Agora, com a alergia descoberta, Melissa ainda confia que a partir dos dois anos Felipe possa voltar a se alimentar como uma criança normal. “Essa alergia dele não é considerada severa, que tem reação imediata. Quando ele completar dois anos nós começaremos a introduzir pouco a pouco o leite comum e ver como ele reage. A maioria das crianças com essa alergia volta a se alimentar normal quando o intestino já não é mais tão imaturo”, disse ela, que mesmo assim continuará encampando a “Põe no Rótulo”.
Um dos desafios diários na rotina de Melissa e Felipe é na hora de comprar aos alimentos, já que atenção deve ser redobrada. “Tem muitas coisas que crianças gostam e que ele vê e pede e que não posso comprar, mas aos poucos vamos descobrindo os alimentos que imitam os tradicionais sem a caseína. Hoje em dia conheço uma única marca de bolacha que só vende em um supermercado da cidade, um shampoo que só vende em outro, hidratantes, sabonetes e até lenços umedecidos que também contém proteína do leite”, explicou a dentista que passou a conhecer vários produtos apropriados para alérgicos por meio do site do movimento “Põe no Rótulo”.
A CAMPANHA
A campanha “Põe no Rótulo” tem 600 membros em 16 estados, inclusive no Paraná. Cerca de 40 famosos, de atores a jogadores de futebol, já posaram com a logomarca da iniciativa, que tem cerca de 27 mil seguidores no Facebook. Eles embasam a reivindicação no Código de Defesa do Consumidor, destacando o direito do cliente de saber tudo sobre o que compra.

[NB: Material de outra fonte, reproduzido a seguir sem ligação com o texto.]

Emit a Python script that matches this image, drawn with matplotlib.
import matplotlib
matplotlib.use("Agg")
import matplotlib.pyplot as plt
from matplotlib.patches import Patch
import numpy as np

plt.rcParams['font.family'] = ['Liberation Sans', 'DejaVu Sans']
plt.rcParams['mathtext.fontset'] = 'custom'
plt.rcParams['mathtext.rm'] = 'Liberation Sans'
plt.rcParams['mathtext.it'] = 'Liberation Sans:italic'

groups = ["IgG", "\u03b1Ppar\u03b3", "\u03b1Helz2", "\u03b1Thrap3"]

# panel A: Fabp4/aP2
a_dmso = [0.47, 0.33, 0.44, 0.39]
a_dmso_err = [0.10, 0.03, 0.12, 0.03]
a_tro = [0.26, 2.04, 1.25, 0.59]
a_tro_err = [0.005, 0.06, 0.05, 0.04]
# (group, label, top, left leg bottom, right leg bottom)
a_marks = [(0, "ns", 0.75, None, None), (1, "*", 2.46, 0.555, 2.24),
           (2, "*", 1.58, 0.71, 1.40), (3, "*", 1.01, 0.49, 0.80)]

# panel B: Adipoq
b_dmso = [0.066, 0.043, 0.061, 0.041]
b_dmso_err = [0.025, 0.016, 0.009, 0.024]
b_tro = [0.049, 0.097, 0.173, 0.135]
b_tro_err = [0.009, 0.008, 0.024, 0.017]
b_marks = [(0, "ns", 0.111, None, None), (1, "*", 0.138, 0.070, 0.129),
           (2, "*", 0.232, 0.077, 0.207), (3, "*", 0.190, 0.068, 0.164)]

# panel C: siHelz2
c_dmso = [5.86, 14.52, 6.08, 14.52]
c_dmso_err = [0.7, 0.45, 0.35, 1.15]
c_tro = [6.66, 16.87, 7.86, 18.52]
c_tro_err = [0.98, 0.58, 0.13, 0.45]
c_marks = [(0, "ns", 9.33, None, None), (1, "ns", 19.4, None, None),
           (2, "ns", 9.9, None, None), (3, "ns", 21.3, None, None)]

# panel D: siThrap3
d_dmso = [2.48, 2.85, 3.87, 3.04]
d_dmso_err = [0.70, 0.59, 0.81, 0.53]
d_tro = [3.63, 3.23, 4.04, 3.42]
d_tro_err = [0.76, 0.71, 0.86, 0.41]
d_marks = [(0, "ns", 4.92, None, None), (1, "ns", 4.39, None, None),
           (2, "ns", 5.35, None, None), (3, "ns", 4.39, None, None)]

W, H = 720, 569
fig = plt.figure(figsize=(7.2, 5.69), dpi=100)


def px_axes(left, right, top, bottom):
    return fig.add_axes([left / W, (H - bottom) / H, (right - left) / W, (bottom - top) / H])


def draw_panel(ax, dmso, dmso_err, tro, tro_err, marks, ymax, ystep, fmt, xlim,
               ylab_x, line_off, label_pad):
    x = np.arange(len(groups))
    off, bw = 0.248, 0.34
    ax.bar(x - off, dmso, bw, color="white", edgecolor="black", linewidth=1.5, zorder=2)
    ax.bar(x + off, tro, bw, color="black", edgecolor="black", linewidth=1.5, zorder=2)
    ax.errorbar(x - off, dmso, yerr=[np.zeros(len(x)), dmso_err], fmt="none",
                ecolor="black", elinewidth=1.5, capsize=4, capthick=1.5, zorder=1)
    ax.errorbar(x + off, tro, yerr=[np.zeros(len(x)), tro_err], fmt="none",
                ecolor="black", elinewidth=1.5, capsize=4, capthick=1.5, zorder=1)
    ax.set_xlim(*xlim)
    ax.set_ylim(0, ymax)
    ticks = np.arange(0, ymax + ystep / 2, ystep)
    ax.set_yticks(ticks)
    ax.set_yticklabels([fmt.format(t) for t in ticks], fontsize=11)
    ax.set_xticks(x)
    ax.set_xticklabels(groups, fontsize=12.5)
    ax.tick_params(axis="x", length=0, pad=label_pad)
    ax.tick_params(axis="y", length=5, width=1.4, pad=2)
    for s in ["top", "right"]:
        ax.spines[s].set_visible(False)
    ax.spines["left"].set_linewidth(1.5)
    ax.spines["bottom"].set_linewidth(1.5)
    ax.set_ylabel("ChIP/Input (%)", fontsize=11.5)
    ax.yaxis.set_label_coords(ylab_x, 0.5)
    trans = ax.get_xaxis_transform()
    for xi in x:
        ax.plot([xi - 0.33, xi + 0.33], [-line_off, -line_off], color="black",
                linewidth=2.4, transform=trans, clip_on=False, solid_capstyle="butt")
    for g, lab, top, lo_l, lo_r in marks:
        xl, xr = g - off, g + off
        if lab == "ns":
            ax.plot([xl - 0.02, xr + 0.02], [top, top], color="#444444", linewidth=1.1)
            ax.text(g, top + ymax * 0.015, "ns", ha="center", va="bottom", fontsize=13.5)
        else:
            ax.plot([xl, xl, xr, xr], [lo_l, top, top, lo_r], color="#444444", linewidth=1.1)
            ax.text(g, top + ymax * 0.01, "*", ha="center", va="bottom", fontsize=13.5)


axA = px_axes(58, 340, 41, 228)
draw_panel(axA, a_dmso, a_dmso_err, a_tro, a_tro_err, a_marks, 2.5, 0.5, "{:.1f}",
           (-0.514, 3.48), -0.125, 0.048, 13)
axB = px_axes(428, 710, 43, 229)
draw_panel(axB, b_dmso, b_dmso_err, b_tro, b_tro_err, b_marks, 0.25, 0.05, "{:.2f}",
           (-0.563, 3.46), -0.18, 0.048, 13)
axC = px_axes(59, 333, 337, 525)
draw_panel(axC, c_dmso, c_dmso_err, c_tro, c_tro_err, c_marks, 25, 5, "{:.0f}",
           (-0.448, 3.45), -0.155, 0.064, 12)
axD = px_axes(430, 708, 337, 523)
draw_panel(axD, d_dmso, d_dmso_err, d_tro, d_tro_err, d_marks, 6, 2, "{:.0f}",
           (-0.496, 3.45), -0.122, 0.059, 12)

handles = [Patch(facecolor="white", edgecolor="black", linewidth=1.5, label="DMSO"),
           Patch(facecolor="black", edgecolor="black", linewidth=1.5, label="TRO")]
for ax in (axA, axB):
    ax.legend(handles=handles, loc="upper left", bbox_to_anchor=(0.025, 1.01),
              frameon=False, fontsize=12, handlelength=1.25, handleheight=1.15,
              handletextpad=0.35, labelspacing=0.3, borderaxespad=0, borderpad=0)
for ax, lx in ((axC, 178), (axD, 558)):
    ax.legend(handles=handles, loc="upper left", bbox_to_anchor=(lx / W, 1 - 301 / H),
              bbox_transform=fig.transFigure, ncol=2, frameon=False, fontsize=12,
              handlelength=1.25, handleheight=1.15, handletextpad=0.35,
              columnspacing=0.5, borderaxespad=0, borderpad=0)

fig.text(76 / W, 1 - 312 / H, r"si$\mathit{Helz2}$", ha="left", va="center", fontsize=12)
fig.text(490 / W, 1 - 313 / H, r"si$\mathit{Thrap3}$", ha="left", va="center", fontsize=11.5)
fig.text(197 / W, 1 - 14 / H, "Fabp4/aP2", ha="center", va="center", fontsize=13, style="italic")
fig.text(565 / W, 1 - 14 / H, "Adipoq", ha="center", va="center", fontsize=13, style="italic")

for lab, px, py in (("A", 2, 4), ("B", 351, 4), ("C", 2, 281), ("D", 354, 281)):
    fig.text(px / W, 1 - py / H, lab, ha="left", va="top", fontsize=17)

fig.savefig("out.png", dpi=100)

Um comitê brasileiro discute há três anos com a indústria e governos do Mercosul a padronização de informações nas embalagens. Dentro da proposta está um ponto capaz de mudar a rotina de pessoas alérgicas: a exigência de informar sobre a presença de ingredientes perigosos para quem é sensível a eles – assim como ocorre com o glúten. Entre os produtos mais arriscados estão amendoim, leite, castanha e frutos do mar.
No relatório parcial do acordo estudado no Mercossul, há obrigações que forçam o mercado a informar sobre o risco de produtos conterem traços de alergênicos, mesmo que não façam parte da receita principal. Isso ocorre porque a indústria trabalha com cronogramas e linhas de produção, com frequência reutilizando maquinário. Parece complexo mapear isso, mas países da América do Sul alertam sobre contaminação cruzada. Embalagens assim circulam no Brasil – porque a fabricante exporta ou é multinacional e precisa atender a regras da matriz.
Unidas pelo Facebook, onde já existem 27 mil seguidores, as mães fundaram a campanha “Põe no Rótulo”, que está mobilizando a imprensa e fazendo que pais de crianças e celebridades postem fotos com a hashtag poenorotulo no Facebook e o Instagram.
Pressionada, a ANVISA - Agência Nacional de Vigilância Sanitária atendeu às mães. Em abril, reuniu representantes do grupo e de empresas do setor alimentício, governo e organizações de defesa do consumidor. O resultado da reunião é uma proposta de nova norma obrigando as empresas a destacar os ingredientes no rótulo. A norma foi posta em consulta pública e pode começar a valer já em 2015.